Of all the potential use cases for blockchain technology, voting is perhaps the most controversial. Proponents of blockchain democracy point to the fraud-busting benefits of an immutable ledger, while critics worry that the technology is insufficiently developed and could cause more problems than it solves.

One of the sceptics is Vitalik Buterin, co-founder of Ethereum. Last week he drew attention to a tweet thread by Matt Blaze urging authorities to exercise caution before jumping into blockchain voting systems.

Noting that the problem was not so much that “blockchain is bad”, Blaze said that the introduction of such technology “introduces new vulnerabilities that didn’t exist before” and can be done “more easily, simply and securely” by other means.

Adding that “the requirements for elections have literally evolved over centuries of democracy” he said that, “voting is not a testbed application for your too-clever-by-half startup idea.

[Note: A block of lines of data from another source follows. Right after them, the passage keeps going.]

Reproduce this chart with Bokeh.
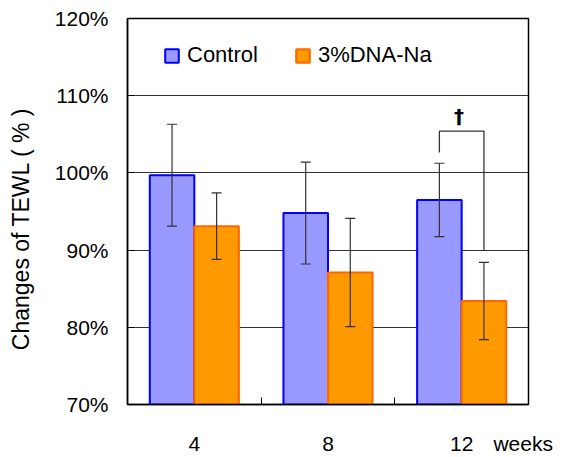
from bokeh.plotting import figure
from bokeh.models import (ColumnDataSource, Range1d, FixedTicker, PrintfTickFormatter,
                          Whisker, TeeHead, Legend, LegendItem)
from bokeh.core.properties import value
from bokeh.embed import file_html
from bokeh.resources import INLINE

# TEWL change relative to baseline (%), mean and SD per time point
weeks = ["4", "8", "12"]
control_mean = [99.7, 94.8, 96.5]
control_sd = [6.6, 6.6, 4.75]
dna_mean = [93.1, 87.1, 83.4]
dna_sd = [4.3, 7.0, 5.0]
unit_label = "weeks"

# significance bracket at week 12 (control vs 3%DNA-Na)
sig_group = 2
sig_mark = "†"
sig_bracket_top = 105.4

FONT = "Liberation Sans"
group_x = [i + 1 for i in range(len(weeks))]
bar_w = 1 / 3

ctrl_x = [g - bar_w / 2 for g in group_x]
dna_x = [g + bar_w / 2 for g in group_x]

ctrl_src = ColumnDataSource(dict(
    x=ctrl_x, top=control_mean,
    upper=[m + s for m, s in zip(control_mean, control_sd)],
    lower=[m - s for m, s in zip(control_mean, control_sd)]))
dna_src = ColumnDataSource(dict(
    x=dna_x, top=dna_mean,
    upper=[m + s for m, s in zip(dna_mean, dna_sd)],
    lower=[m - s for m, s in zip(dna_mean, dna_sd)]))

p = figure(width=563, height=457, output_backend="svg", toolbar_location=None,
           x_range=Range1d(0.5, 3.5), y_range=Range1d(70, 120),
           min_border_left=127, min_border_right=35, min_border_top=18,
           min_border_bottom=52)
p.background_fill_color = "white"
p.border_fill_color = "white"
p.outline_line_color = "black"
p.outline_line_width = 1.5

r_ctrl = p.vbar(x="x", top="top", bottom=70, width=bar_w, source=ctrl_src,
                fill_color="#9999FF", line_color="#0000FF", line_width=2)
r_dna = p.vbar(x="x", top="top", bottom=70, width=bar_w, source=dna_src,
               fill_color="#FF9900", line_color="#FF6600", line_width=2)

for src in (ctrl_src, dna_src):
    w = Whisker(base="x", upper="upper", lower="lower", source=src, level="overlay",
                line_color="#333333", line_width=1.2,
                upper_head=TeeHead(size=10, line_color="#333333", line_width=1.2),
                lower_head=TeeHead(size=10, line_color="#333333", line_width=1.2))
    p.add_layout(w)

# significance bracket drawn from the week-12 bars
lx = ctrl_x[sig_group]
rx = dna_x[sig_group]
l_bottom = ctrl_src.data["upper"][sig_group] + 1.4
r_bottom = dna_src.data["upper"][sig_group] + 1.6
p.line([lx, lx, rx, rx], [l_bottom, sig_bracket_top, sig_bracket_top, r_bottom],
       line_color="#333333", line_width=1.3)
p.text(x=[group_x[sig_group] - 0.02], y=[sig_bracket_top + 0.4], text=[sig_mark],
       text_font=value("DejaVu Sans"), text_font_size="20px", text_font_style="bold",
       text_align="center", text_baseline="bottom", text_color="black")

# axes
p.yaxis.ticker = FixedTicker(ticks=[70, 80, 90, 100, 110, 120])
p.yaxis.formatter = PrintfTickFormatter(format="%d%%")
p.yaxis.major_tick_in = 7
p.yaxis.major_tick_out = 0
p.yaxis.minor_tick_line_color = None
p.yaxis.major_label_text_font = FONT
p.yaxis.major_label_text_font_size = "21px"
p.yaxis.major_label_text_color = "black"
p.yaxis.major_label_standoff = 19
p.yaxis.axis_line_color = "black"
p.yaxis.axis_line_width = 1.5
# trailing em/en spaces push the rotated title a little lower
p.yaxis.axis_label = "Changes of TEWL ( % )\u2003\u2002"
p.yaxis.axis_label_text_font = FONT
p.yaxis.axis_label_text_font_size = "23px"
p.yaxis.axis_label_text_font_style = "normal"
p.yaxis.axis_label_text_color = "black"
p.yaxis.axis_label_standoff = 18

# week labels sit under the groups; the unit sits at the right end of the axis
unit_x = 3.46
p.xaxis.ticker = FixedTicker(ticks=group_x + [unit_x], minor_ticks=[1.5, 2.5])
labels = {g: w for g, w in zip(group_x, weeks)}
labels[unit_x] = unit_label
p.xaxis.major_label_overrides = labels
p.xaxis.major_tick_in = 0
p.xaxis.major_tick_out = 0
p.xaxis.minor_tick_in = 7
p.xaxis.minor_tick_out = 0
p.xaxis.minor_tick_line_color = "black"
p.xaxis.major_label_text_font = FONT
p.xaxis.major_label_text_font_size = "21px"
p.xaxis.major_label_text_color = "black"
p.xaxis.major_label_standoff = 27
p.xaxis.axis_line_color = "black"
p.xaxis.axis_line_width = 1.5

p.xgrid.grid_line_color = None
p.ygrid.ticker = FixedTicker(ticks=[80, 90, 100, 110])
p.ygrid.grid_line_color = "#333333"
p.ygrid.grid_line_width = 1

legend = Legend(items=[LegendItem(label="Control", renderers=[r_ctrl]),
                       LegendItem(label="3%DNA-Na", renderers=[r_dna])],
                orientation="horizontal", location=(36, 336),
                label_text_font=FONT, label_text_font_size="22px",
                label_text_color="black", glyph_width=17, glyph_height=17,
                label_standoff=7, spacing=36, padding=0, margin=0,
                border_line_color=None, background_fill_alpha=0)
p.add_layout(legend, "center")

open("out.html", "w").write(file_html(p, INLINE))
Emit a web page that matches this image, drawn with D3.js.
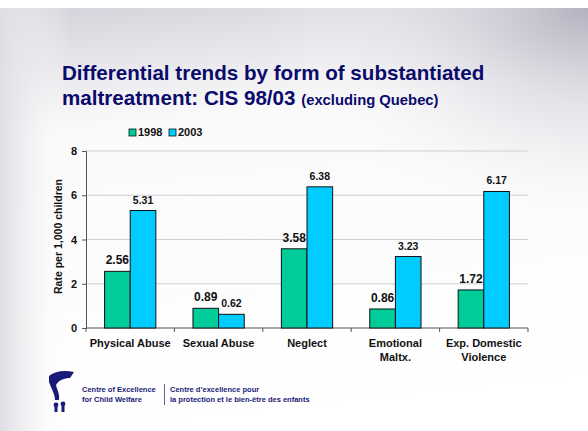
<!DOCTYPE html>
<html>
<head>
<meta charset="utf-8">
<script src="https://cdn.jsdelivr.net/npm/d3@7"></script>
<style>
  body { margin: 0; }
  svg { display: block; font-family: "Liberation Sans", Arial, sans-serif; }
</style>
</head>
<body>
<svg id="chart" width="588" height="431"></svg>
<script>
var categories = [["Physical Abuse"], ["Sexual Abuse"], ["Neglect"], ["Emotional", "Maltx."], ["Exp. Domestic", "Violence"]];
var years = ["1998", "2003"];
var values1998 = [2.56, 0.89, 3.58, 0.86, 1.72];
var values2003 = [5.31, 0.62, 6.38, 3.23, 6.17];
var yTicks = [0, 2, 4, 6, 8];

var colors = {"1998": "#00cc99", "2003": "#00ccff"};
var navy = "#0a0a6b";

var svg = d3.select("#chart");
var defs = svg.append("defs");

// slide background
var g1 = defs.append("linearGradient").attr("id", "bgTop")
  .attr("x1", "0").attr("y1", "0").attr("x2", "0.15").attr("y2", "1");
g1.append("stop").attr("offset", "0").attr("stop-color", "#d2d2da");
g1.append("stop").attr("offset", "0.3").attr("stop-color", "#fafafb");
g1.append("stop").attr("offset", "1").attr("stop-color", "#ffffff");
var g2 = defs.append("radialGradient").attr("id", "bgCorner")
  .attr("cx", "1").attr("cy", "0").attr("r", "0.55");
g2.append("stop").attr("offset", "0").attr("stop-color", "#b0b0be").attr("stop-opacity", 0.95);
g2.append("stop").attr("offset", "1").attr("stop-color", "#ffffff").attr("stop-opacity", 0);
var g3 = defs.append("linearGradient").attr("id", "bgLeft")
  .attr("x1", "0").attr("y1", "0").attr("x2", "1").attr("y2", "0");
g3.append("stop").attr("offset", "0").attr("stop-color", "#dedee4").attr("stop-opacity", 1);
g3.append("stop").attr("offset", "0.12").attr("stop-color", "#ffffff").attr("stop-opacity", 0);

svg.append("rect").attr("width", 588).attr("height", 431).attr("fill", "#fff");
svg.append("rect").attr("y", 8).attr("width", 588).attr("height", 423).attr("fill", "url(#bgTop)");
svg.append("rect").attr("y", 8).attr("width", 588).attr("height", 423).attr("fill", "url(#bgLeft)");
svg.append("rect").attr("y", 8).attr("width", 588).attr("height", 423).attr("fill", "url(#bgCorner)");

// title
var title = svg.append("text").attr("x", 62).attr("fill", navy)
  .attr("font-weight", "bold").attr("font-size", 20.6);
title.append("tspan").attr("x", 62).attr("y", 80).text("Differential trends by form of substantiated");
title.append("tspan").attr("x", 62).attr("y", 105).text("maltreatment: CIS 98/03 ");
title.append("tspan").attr("font-size", 14.8).text("(excluding Quebec)");

// chart
var margin = {left: 86, top: 151, right: 60, bottom: 103};
var width = 588 - margin.left - margin.right,
  height = 431 - margin.top - margin.bottom;
var main = svg.append("g").attr("transform", "translate(" + margin.left + "," + margin.top + ")");

var x = d3.scaleBand().domain(d3.range(categories.length)).range([0, width]).paddingInner(0.42).paddingOuter(0.21);
var xs = d3.scaleBand().domain(years).range([0, x.bandwidth()]);
var y = d3.scaleLinear().domain([0, 8]).range([height, 0]);

main.selectAll("line.grid").data(yTicks.slice(1)).enter().append("line")
  .attr("class", "grid")
  .attr("x1", 0).attr("x2", width)
  .attr("y1", function(d) {return y(d)}).attr("y2", function(d) {return y(d)})
  .attr("stroke", "#cfcfcf").attr("stroke-width", 1.2);

var yaxis = d3.axisLeft(y).tickValues(yTicks).tickSize(4).tickPadding(5);
var ya = main.append("g").call(yaxis);
ya.select(".domain").attr("stroke", "#555");
ya.selectAll(".tick line").attr("stroke", "#555");
ya.selectAll("text").attr("font-size", 11).attr("font-weight", "bold").attr("fill", "#111");

// x axis baseline with ticks between categories
main.append("line").attr("x1", 0).attr("x2", width).attr("y1", height).attr("y2", height)
  .attr("stroke", "#555");
main.selectAll("line.xtick").data(d3.range(categories.length + 1)).enter().append("line")
  .attr("class", "xtick")
  .attr("x1", function(i) {return i * width / categories.length})
  .attr("x2", function(i) {return i * width / categories.length})
  .attr("y1", height).attr("y2", height + 4)
  .attr("stroke", "#555");

var series = [{year: "1998", values: values1998}, {year: "2003", values: values2003}];
series.forEach(function(s) {
  main.selectAll("rect.b" + s.year).data(s.values).enter().append("rect")
    .attr("class", "b" + s.year)
    .attr("x", function(d, i) {return x(i) + xs(s.year)})
    .attr("y", function(d) {return y(d)})
    .attr("width", xs.bandwidth())
    .attr("height", function(d) {return height - y(d)})
    .attr("fill", colors[s.year])
    .attr("stroke", "#111").attr("stroke-width", 1);
  main.selectAll("text.l" + s.year).data(s.values).enter().append("text")
    .attr("class", "l" + s.year)
    .attr("x", function(d, i) {return x(i) + xs(s.year) + xs.bandwidth() / 2})
    .attr("y", function(d) {return y(d) - 7})
    .attr("text-anchor", "middle")
    .attr("font-size", s.year == "1998" ? 12 : 10.5).attr("font-weight", "bold").attr("fill", "#111")
    .text(function(d) {return d.toFixed(2)});
});

// category labels
var cl = main.selectAll("text.cat").data(categories).enter().append("text")
  .attr("class", "cat")
  .attr("text-anchor", "middle")
  .attr("font-size", 11).attr("font-weight", "bold").attr("fill", "#111");
cl.each(function(lines, i) {
  var t = d3.select(this);
  lines.forEach(function(l, j) {
    t.append("tspan").attr("x", x(i) + x.bandwidth() / 2).attr("y", height + 19 + j * 14).text(l);
  });
});

// y title
main.append("text")
  .attr("transform", "translate(-24," + (height / 2 - 3) + ") rotate(-90)")
  .attr("text-anchor", "middle").attr("font-size", 10.5).attr("font-weight", "bold").attr("fill", "#111")
  .text("Rate per 1,000 children");

// legend
var legend = svg.append("g").attr("transform", "translate(129,129)");
years.forEach(function(yr, i) {
  var lg = legend.append("g").attr("transform", "translate(" + (i * 40) + ",0)");
  lg.append("rect").attr("width", 7).attr("height", 7).attr("fill", colors[yr]).attr("stroke", "#111").attr("stroke-width", 0.8);
  lg.append("text").attr("x", 9).attr("y", 7).attr("font-size", 11).attr("font-weight", "bold").attr("fill", "#111").text(yr);
});

// footer logo
var logo = svg.append("g").attr("fill", "#1a1a78");
logo.append("path").attr("d", "M49,376 C55,371 64,370 74,372 L70,378 C64,378 59,380 56,385 C57,390 60,394 59,400 L55,400 C55,394 51,388 49,382 Z");
logo.append("circle").attr("cx", 56).attr("cy", 405).attr("r", 2.4);
logo.append("circle").attr("cx", 63).attr("cy", 404).attr("r", 2.4);
logo.append("rect").attr("x", 54.5).attr("y", 407).attr("width", 3).attr("height", 5);
logo.append("rect").attr("x", 61.5).attr("y", 406).attr("width", 3).attr("height", 6);

var foot = svg.append("g").attr("fill", "#1a1a78").attr("font-size", 7.5).attr("font-weight", "bold");
foot.append("text").attr("x", 82).attr("y", 392).text("Centre of Excellence");
foot.append("text").attr("x", 82).attr("y", 402).text("for Child Welfare");
foot.append("line").attr("x1", 164.5).attr("x2", 164.5).attr("y1", 384).attr("y2", 405).attr("stroke", "#1a1a78").attr("stroke-width", 0.7);
foot.append("text").attr("x", 170).attr("y", 392).text("Centre d\u2019excellence pour");
foot.append("text").attr("x", 170).attr("y", 402).text("la protection et le bien-\u00eatre des enfants");
</script>
</body>
</html>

Buterin agreed with this position, saying that voting online “requires some very specific privacy and security properties” and simply “shoving stuff onto a public ledger can often even be actively counterproductive.

Start with Petitions

However, Buterin does not think that public authorities should discount the blockchain option entirely. Instead he suggests that as a first step they start with petitions. Pointing out that this is a safer use case as “petitions are non-binding so security risks are much smaller,” he says that it is still possible to “take advantage of blockchains for verifiability and ZKPs for privacy.

Buterin added that on this issue he was “specifically looking at you Zug.”

The Zug experiment

The Swiss municipality of Zug, often known as “crypto-valley” due to the large number of ICOs which have made their home there, has announced its own experiment with blockchain voting.

Open to all holders of a Zug digital ID, the vote will include “two yes / no questions and one question with multiple answers to choose from” and run from June 25th to July 1st. The results are non-binding and the scheme is a first step in determining the usefulness of blockchain in public voting.

The yes/no questions are whether there should be a firework display each year at the Zug Seefest and whether the experience of digital voting is sufficiently simple. The multiple choice question asks voters to identify which potential use cases for the technology most interest them. The list includes borrowing library books, paying parking charges, submitting taxes or, most significantly, voting in referendums.